## SET TASK
Omit the pictures and print exactly the lines of the listing below, starting at the first and ending at the line containing "var step = 0.1;".
Start of DATA PROVIDED
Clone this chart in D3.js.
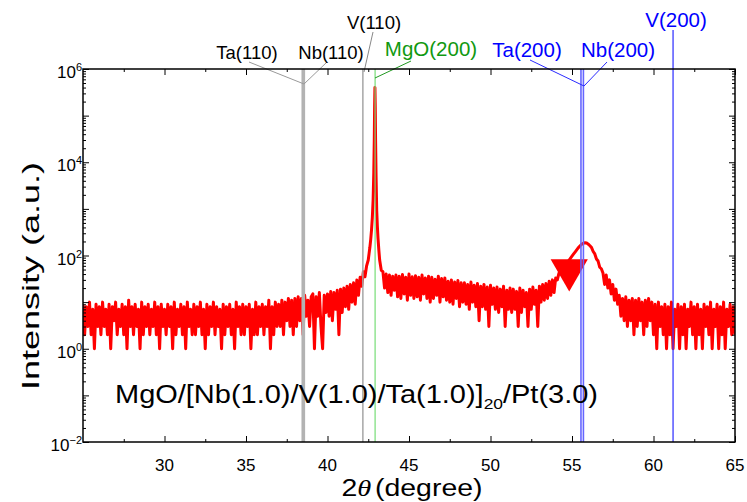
<!DOCTYPE html>
<html>
<head>
<meta charset="utf-8">
<script src="https://cdn.jsdelivr.net/npm/d3@7"></script>
<style>
body { margin: 0; background: #fff; }
text { font-family: "Liberation Sans", Arial, sans-serif; }
</style>
</head>
<body>
<div id="chart"></div>
<script>
// sampling step of the noisy parts of the scan (degree)
var step = 0.1;

// counts, 25.0 - 38.0
var scanA = [9,2,8,3,10,2,7,1,9,3,
             8,2,10,3,7,2,9,1,8,4,
             10,2,7,3,9,2,8,1,11,3,
             8,2,9,3,7,1,10,2,8,3,
             9,2,7,3,10,2,8,1,9,3,
             7,2,9,3,8,1,10,2,7,3,
             9,2,8,1,10,3,7,2,9,2,
             8,3,10,2,7,1,9,2,8,3,
             10,2,8,3,7,1,9,2,8,3,
             9,2,7,1,10,3,8,2,9,2,
             8,3,9,1,7,2,10,2,8,3,
             9,2,8,3,11,1,8,2,10,3,
             9,3,11,2,10,4,12,3,11,2,
             12];
// 38.1 - 42.5
var scanB = [3,13,4,12,2,14,5,11,3,13,
             15,1,13,5,16,3,1,14,6,15,
             5,17,4,16,7,18,2,19,6,20,
             8,22,7,24,10,26,9,30,14,34,
             22,45,35,60,80];
// MgO(200) substrate peak
var mgoTheta  = [42.55,42.6,42.65,42.7,42.75,42.8,42.84,42.87,42.89,42.91,
                 42.93,42.95,42.98,43.02,43.06,43.1,43.15,43.2,43.25,43.3];
var mgoCounts = [110,150,220,350,650,1600,6000,30000,150000,400000,
                 150000,30000,5000,900,420,230,130,80,62,48];
// 43.4 - 54.0
var scanC = [45,20,40,16,38,14,36,18,38,13,
             36,12,39,15,34,11,40,14,35,12,
             37,13,34,11,38,15,33,12,36,10,
             34,12,31,14,36,10,32,13,33,11,
             28,10,30,9,27,12,29,8,26,10,
             26,9,24,7,27,10,23,8,25,4,
             22,8,24,7,21,3,23,9,20,7,
             21,6,19,8,22,3,18,7,20,6,
             19,7,17,3,20,6,18,8,16,3,
             19,7,21,9,18,3,22,10,24,11,
             25,12,28,14,30,16,33];
// 54.1 - 56.8, superlattice (200) peak
var scanD = [30,42,44,50,56,63,70,78,87,97,
             108,120,134,148,162,175,184,188,185,175,
             162,148,122,108,84,76,56,52];
// 56.9 - 65.0
var scanE = [42,24,38,20,30,15,24,11,19,9,
             14,5,12,4,13,3,11,4,12,2,
             11,3,12,4,10,2,11,3,12,4,
             10,2,9,1,10,3,8,2,9,1,
             8,2,10,1,7,3,9,1,8,2,
             9,1,7,3,10,2,8,1,9,2,
             7,1,9,3,8,2,10,1,7,3,
             9,1,8,2,10,1,7,3,9,2,
             8,2];

var xTicks = [30, 35, 40, 45, 50, 55, 60, 65];
var yLabelExp = [-2, 0, 2, 4, 6];

var refNames = ["Ta(110)", "Nb(110)", "V(110)", "MgO(200)", "Ta(200)", "Nb(200)", "V(200)"];
var refTheta = [38.47, 38.56, 42.17, 42.92, 55.55, 55.7, 61.2];

var marker = [54.83, 48.6];

var width = 747, height = 502;
var margin = {top: 69, right: 12, bottom: 60, left: 83};

function seg(start, vals) {
    return vals.map(function(v, i) { return [start + i * step, v]; });
}

var scan = [].concat(
    seg(25.0, scanA),
    seg(38.1, scanB),
    mgoTheta.map(function(t, i) { return [t, mgoCounts[i]]; }),
    seg(43.4, scanC),
    seg(54.1, scanD),
    seg(56.9, scanE));

var svg = d3.select("#chart").append("svg")
    .attr("width", width)
    .attr("height", height);

var x = d3.scaleLinear()
    .domain([25, 65])
    .range([margin.left, width - margin.right]);

var y = d3.scaleLog()
    .domain([1e-2, 1e6])
    .range([height - margin.bottom, margin.top]);

var x0 = x.range()[0], x1 = x.range()[1];
var y0 = y.range()[0], y1 = y.range()[1];

svg.append("clipPath").attr("id", "clip")
    .append("rect")
    .attr("x", x0).attr("y", y1)
    .attr("width", x1 - x0).attr("height", y0 - y1);

// data
var line = d3.line()
    .x(function(d) { return x(d[0]); })
    .y(function(d) { return y(d[1]); });

svg.append("path")
    .datum(scan)
    .attr("clip-path", "url(#clip)")
    .attr("fill", "none")
    .attr("stroke", "#ff0000")
    .attr("stroke-width", 3)
    .attr("stroke-linejoin", "round")
    .attr("d", line);

svg.append("path")
    .attr("d", d3.symbol().type(d3.symbolTriangle).size(600)())
    .attr("transform", "translate(" + x(marker[0]) + "," + y(marker[1]) + ") rotate(180)")
    .attr("fill", "#ff0000");

// reference lines
var refStyle = {
    "Ta(110)":  {stroke: "#b3b3b3", w: 2.2, text: "#000", lead: "#999"},
    "Nb(110)":  {stroke: "#b3b3b3", w: 2.2, text: "#000", lead: "#999"},
    "V(110)":   {stroke: "#a6a6a6", w: 1.5, text: "#000", lead: "#888"},
    "MgO(200)": {stroke: "#77dd77", w: 1.2, text: "#119911", lead: "#229922"},
    "Ta(200)":  {stroke: "#6666ff", w: 1.6, text: "#0000ff", lead: "#2a2aff"},
    "Nb(200)":  {stroke: "#6666ff", w: 1.6, text: "#0000ff", lead: "#2a2aff"},
    "V(200)":   {stroke: "#3a3aff", w: 1.3, text: "#0000ff", lead: "#2a2aff"}
};
// label placement: text centre, baseline, leader start, leader end
var refLabel = {
    "Ta(110)":  {tx: 247, ty: 59, fs: 18.5, lx: 249, ly: 62, ex: 304, ey: 84},
    "Nb(110)":  {tx: 331, ty: 59, fs: 18.5, lx: 327, ly: 62, ex: 304, ey: 84},
    "V(110)":   {tx: 374, ty: 29, fs: 18.5, lx: 373, ly: 32, ex: 364, ey: 72},
    "MgO(200)": {tx: 431, ty: 56, fs: 20.5, lx: 411, ly: 61, ex: 375, ey: 78},
    "Ta(200)":  {tx: 527, ty: 57, fs: 20.5, lx: 530, ly: 60, ex: 584, ey: 86},
    "Nb(200)":  {tx: 618, ty: 57, fs: 20.5, lx: 607, ly: 62, ex: 584, ey: 86},
    "V(200)":   {tx: 676, ty: 27, fs: 20.5}
};

var refs = svg.append("g").attr("class", "refs");

refs.selectAll("line.ref")
    .data(refNames)
    .enter().append("line")
    .attr("class", "ref")
    .attr("x1", function(d, i) { return x(refTheta[i]); })
    .attr("x2", function(d, i) { return x(refTheta[i]); })
    .attr("y1", y0)
    .attr("y2", function(d) { return d === "V(200)" ? 30 : y1; })
    .attr("stroke", function(d) { return refStyle[d].stroke; })
    .attr("stroke-width", function(d) { return refStyle[d].w; });

refs.selectAll("line.lead")
    .data(refNames.filter(function(d) { return refLabel[d].lx; }))
    .enter().append("line")
    .attr("class", "lead")
    .attr("x1", function(d) { return refLabel[d].lx; })
    .attr("y1", function(d) { return refLabel[d].ly; })
    .attr("x2", function(d) { return refLabel[d].ex; })
    .attr("y2", function(d) { return refLabel[d].ey; })
    .attr("stroke", function(d) { return refStyle[d].lead; })
    .attr("stroke-width", 1);

refs.selectAll("text")
    .data(refNames)
    .enter().append("text")
    .attr("x", function(d) { return refLabel[d].tx; })
    .attr("y", function(d) { return refLabel[d].ty; })
    .attr("text-anchor", "middle")
    .attr("font-size", function(d) { return refLabel[d].fs; })
    .attr("fill", function(d) { return refStyle[d].text; })
    .text(function(d) { return d; });

// frame and ticks
var minorX = d3.range(27.5, 65, 5);
var decades = d3.range(-2, 7).map(function(e) { return Math.pow(10, e); });
var minorY = [];
d3.range(-2, 6).forEach(function(e) {
    d3.range(2, 10).forEach(function(k) { minorY.push(k * Math.pow(10, e)); });
});

function ticksOnly(axis) {
    return axis.tickFormat("").tickSizeOuter(0);
}

svg.append("g").attr("transform", "translate(0," + y0 + ")")
    .call(ticksOnly(d3.axisBottom(x).tickValues(xTicks).tickSize(-6)));
svg.append("g").attr("transform", "translate(0," + y0 + ")")
    .call(ticksOnly(d3.axisBottom(x).tickValues(minorX).tickSize(-3)));
svg.append("g").attr("transform", "translate(0," + y1 + ")")
    .call(ticksOnly(d3.axisTop(x).tickValues(xTicks).tickSize(-6)));
svg.append("g").attr("transform", "translate(0," + y1 + ")")
    .call(ticksOnly(d3.axisTop(x).tickValues(minorX).tickSize(-3)));
svg.append("g").attr("transform", "translate(" + x0 + ",0)")
    .call(ticksOnly(d3.axisLeft(y).tickValues(decades).tickSize(-6)));
svg.append("g").attr("transform", "translate(" + x0 + ",0)")
    .call(ticksOnly(d3.axisLeft(y).tickValues(minorY).tickSize(-3)));
svg.append("g").attr("transform", "translate(" + x1 + ",0)")
    .call(ticksOnly(d3.axisRight(y).tickValues(decades).tickSize(-6)));
svg.append("g").attr("transform", "translate(" + x1 + ",0)")
    .call(ticksOnly(d3.axisRight(y).tickValues(minorY).tickSize(-3)));

svg.selectAll(".domain").remove();
svg.selectAll(".tick line").attr("stroke", "#000").attr("stroke-width", 1);

svg.append("rect")
    .attr("x", x0).attr("y", y1)
    .attr("width", x1 - x0).attr("height", y0 - y1)
    .attr("fill", "none")
    .attr("stroke", "#000")
    .attr("stroke-width", 1.5);

// tick labels
svg.append("g").selectAll("text")
    .data(xTicks)
    .enter().append("text")
    .attr("x", function(d) { return x(d); })
    .attr("y", y0 + 29)
    .attr("text-anchor", "middle")
    .attr("font-size", 17)
    .text(function(d) { return d; });

var yl = svg.append("g").selectAll("text")
    .data(yLabelExp)
    .enter().append("text")
    .attr("x", x0 - 1)
    .attr("y", function(d) { return y(Math.pow(10, d)) + 9; })
    .attr("text-anchor", "end")
    .attr("font-size", 17);
yl.append("tspan").text("10");
yl.append("tspan")
    .attr("dy", -7)
    .attr("font-size", 11)
    .text(function(d) { return d < 0 ? "\u2212" + (-d) : d; });

// axis titles
var xt = svg.append("text")
    .attr("x", 412)
    .attr("y", 496)
    .attr("text-anchor", "middle")
    .attr("font-size", 23)
    .attr("textLength", 141)
    .attr("lengthAdjust", "spacingAndGlyphs");
xt.append("tspan").text("2");
xt.append("tspan").attr("font-family", "Liberation Serif").attr("font-style", "italic").text("\u03b8");
xt.append("tspan").attr("dx", 3).text("(degree)");

svg.append("text")
    .attr("transform", "translate(39,276) rotate(-90)")
    .attr("text-anchor", "middle")
    .attr("font-size", 24)
    .attr("textLength", 228)
    .attr("lengthAdjust", "spacingAndGlyphs")
    .text("Intensity (a.u.)");

// sample label
var st = svg.append("text")
    .attr("x", 115)
    .attr("y", 403)
    .attr("font-size", 25)
    .attr("textLength", 483)
    .attr("lengthAdjust", "spacingAndGlyphs");
st.append("tspan").text("MgO/[Nb(1.0)/V(1.0)/Ta(1.0)]");
st.append("tspan").attr("font-size", 15).attr("dy", 6).text("20");
st.append("tspan").attr("dy", -6).text("/Pt(3.0)");
</script>
</body>
</html>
End of DATA PROVIDED
## SOLUTION
Clone this chart in D3.js.
<!DOCTYPE html>
<html>
<head>
<meta charset="utf-8">
<script src="https://cdn.jsdelivr.net/npm/d3@7"></script>
<style>
body { margin: 0; background: #fff; }
text { font-family: "Liberation Sans", Arial, sans-serif; }
</style>
</head>
<body>
<div id="chart"></div>
<script>
// sampling step of the noisy parts of the scan (degree)
var step = 0.1;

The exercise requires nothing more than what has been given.